4. Maintain the search index

The catalog search index is separate from catalog storage. Rebuild or health-check it after profiling:

flowai-harness --data-environment data-environment.json data catalog index rebuild
flowai-harness --data-environment data-environment.json data catalog index doctor

The doctor/check flow should report orphaned or mismatched catalog relation counts with sample source ids, target ids, and relation kinds. Re-profile or re-ingest with the correct --database-id to repair bad catalog data.

5. Export a portable artifact

Export the durable catalog to a committed, reviewable catalog.entries.json. This reads the existing catalog — it does not re-profile the target database, so it needs no target connection and no API key.

flowai-harness --data-environment data-environment.json \
  data catalog export --out data/catalogs/acme/catalog.entries.json

The artifact is:

Deterministic — entries are ordered by (kind, qualified_name, name, id), so repeated exports of the same catalog are byte-identical and snapshot-testable.
Secret-safe — entries carry no connection strings, and any error message redacts credentials in target/catalog URLs.

--output text|json|ndjson controls the summary written to stdout (the entry array always goes to --out). Scope flags --tenant-id / --workspace-id select which catalog scope to export, matching the other data commands.

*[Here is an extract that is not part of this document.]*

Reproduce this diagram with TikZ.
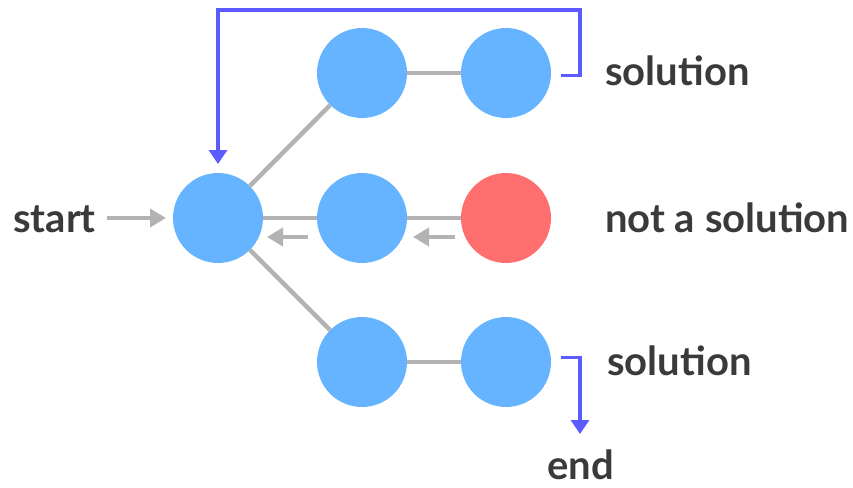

6. Consume from the runtime

Point your application's runtime at whichever catalog the workflow produced — the durable backend directly, or the exported JSON loaded inline (ideal for committed reference verticals and reproducible reviews):

import json
from flowai_harness import create_runtime

# (a) consume the durable catalog directly
runtime = create_runtime(
    runtime_spec,
    data_environment={
        "target_database": {"kind": "sqlite", "url": "sqlite:.data/acme.db"},
        "catalog": {"kind": "sqlite", "url": "sqlite:.data/catalog.db"},
    },
)

# (b) consume the exported artifact inline
entries = json.loads(open("data/catalogs/acme/catalog.entries.json").read())
runtime = create_runtime(
    runtime_spec,
    data_environment={
        "target_database": {"kind": "sqlite", "url": "sqlite:.data/acme.db"},
        "catalog": {"kind": "inline", "entries": entries},
    },
)

The exported entries use the same shape as inline catalog entries (itemType, qualified_name, related, metadata, …), so an export round-trips into an inline catalog without transformation.

Verify it works

Check that the exported file exists, contains entries, and can be loaded by the runtime as an inline catalog:

import json

entries = json.loads(open("data/catalogs/acme/catalog.entries.json").read())
assert len(entries) > 0

Then start a runtime with the exported entries and call a catalog tool such as search_catalog or get_catalog_entities.

Common errors

Error	Fix
`ANTHROPIC_API_KEY is required for LLM enrichment; pass --schema-only for deterministic fallback`	Set `ANTHROPIC_API_KEY`, pass `--anthropic-api-key`, or use `--schema-only` for the deterministic no-LLM path.
`profiling/ingestion requires a durable catalog backend; data_environment.catalog kind=inline is read-only` (same for `kind=empty`)	Point `catalog` at a writable `sqlite` or `postgres` backend. `inline` and `empty` catalogs are read-only runtime inputs, not profiling sinks.
`failed to read data-environment file '...'`	Pass `--data-environment <path>` pointing at an existing JSON/TOML file; every `data …` command resolves its storage from that file.